Held: The federal courts have no jurisdiction to entertain this suit because Florida’s sovereign immunity was neither validly abrogated by the TRCA nor voluntarily waived. Pp. 4—20.

(a) The TRCA did not abrogate Florida’s sovereign immunity. Congress may legislate under §5 of the Fourteenth Amendment to enforce the Amendment’s other provisions, but the object of such legislation must be the remediation or prevention of constitutional violations. Petitioner’s argument that Congress enacted the TRCA to remedy and prevent state deprivations of two property interests without due process is rejected, for neither a right to be free from a business competitor’s false advertising about its own product nor a right to be secure in one’s business interests qualifies as a protected property right. As to the first: The hallmark of a constitutionally protected property interest is the right to exclude others. The Lanham Act’s false-advertising provisions bear no relationship to any right to exclude; and Florida Prepaid’s alleged misrepresentation concerning its own products intruded upon no interest over which petitioner had exclusive dominion. As to the second asserted property interest: While a business’s assets are property, and any state taking of those assets is a “deprivation,” business in the sense of the activity of doing business or of making a profit is not property at all–and it is only that which is impinged upon by a competitor’s false advertising about its own product. Pp. 4—8.

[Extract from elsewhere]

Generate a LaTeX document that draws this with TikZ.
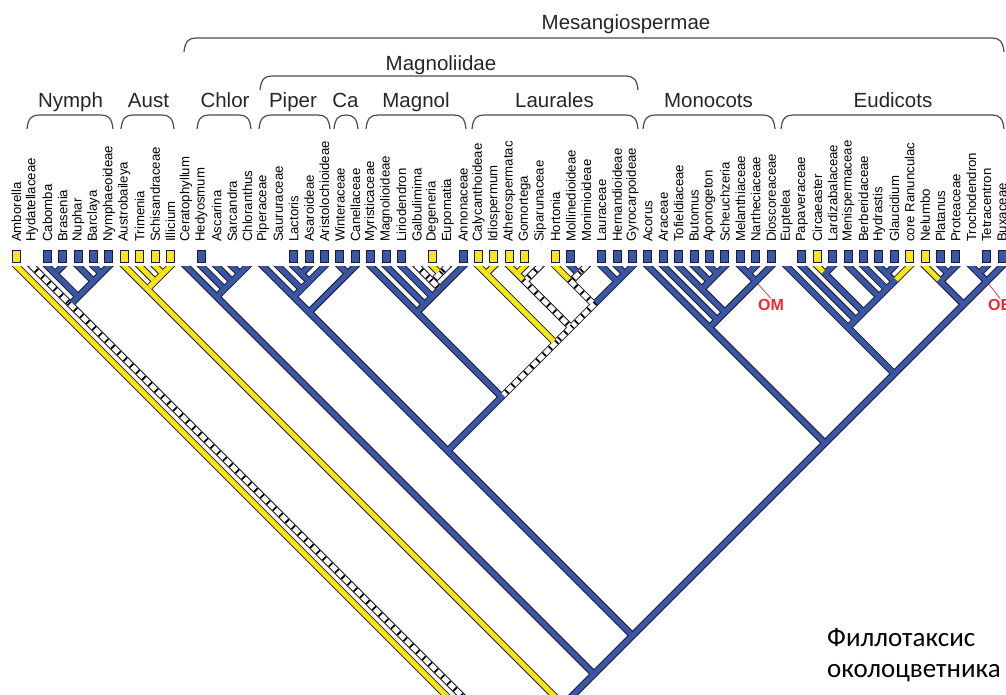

(b) Florida’s sovereign immunity was not voluntarily waived by its activities in interstate commerce. Generally, waiver occurs when a State voluntarily invokes, or clearly declares that it intends to submit itself to, the jurisdiction of the federal courts. Petitioner and the United States maintain that an implied or constructive waiver is possible when Congress provides unambiguously that a State will be subject to private suit if it engages in certain federally regulated conduct and the State voluntarily elects to engage in that conduct. They rely on this Court’s decision in Parden, supra, which held that the Federal Employers’ Liability Act authorized private suit against States operating railroads by virtue of its general provision permitting suit against common carriers engaged in interstate commerce. This Court has never applied Parden’s holding to another statute, and in fact has narrowed the case in every subsequent opinion in which it has been under consideration. Even when supplemented by a requirement of unambiguous statement of congressional intent to subject the States to suit, Parden cannot be squared with this Court’s cases requiring that a State’s express waiver of sovereign immunity be unequivocal, see, e.g., Great Northern Life Ins. Co. v. Read, 322 U.S. 47, and is also inconsistent with the Court’s recent decision in Seminole Tribe. Nor is it relevant that the asserted basis for constructive waiver is conduct by the State that is undertaken for profit, that is traditionally performed by private entities, and that otherwise resembles the behavior of mar-

ket participants. Whatever may remain of this Court’s decision in Parden is expressly overruled. Pp. 8—20.

131 F.3d 353, affirmed.

Scalia, J., delivered the opinion of the Court, in which Rehnquist, C. J., and O’Connor, Kennedy, and Thomas, JJ., joined. Stevens, J., filed a dissenting opinion. Breyer, J., filed a dissenting opinion, in which Stevens, Souter, and Ginsburg, JJ., joined.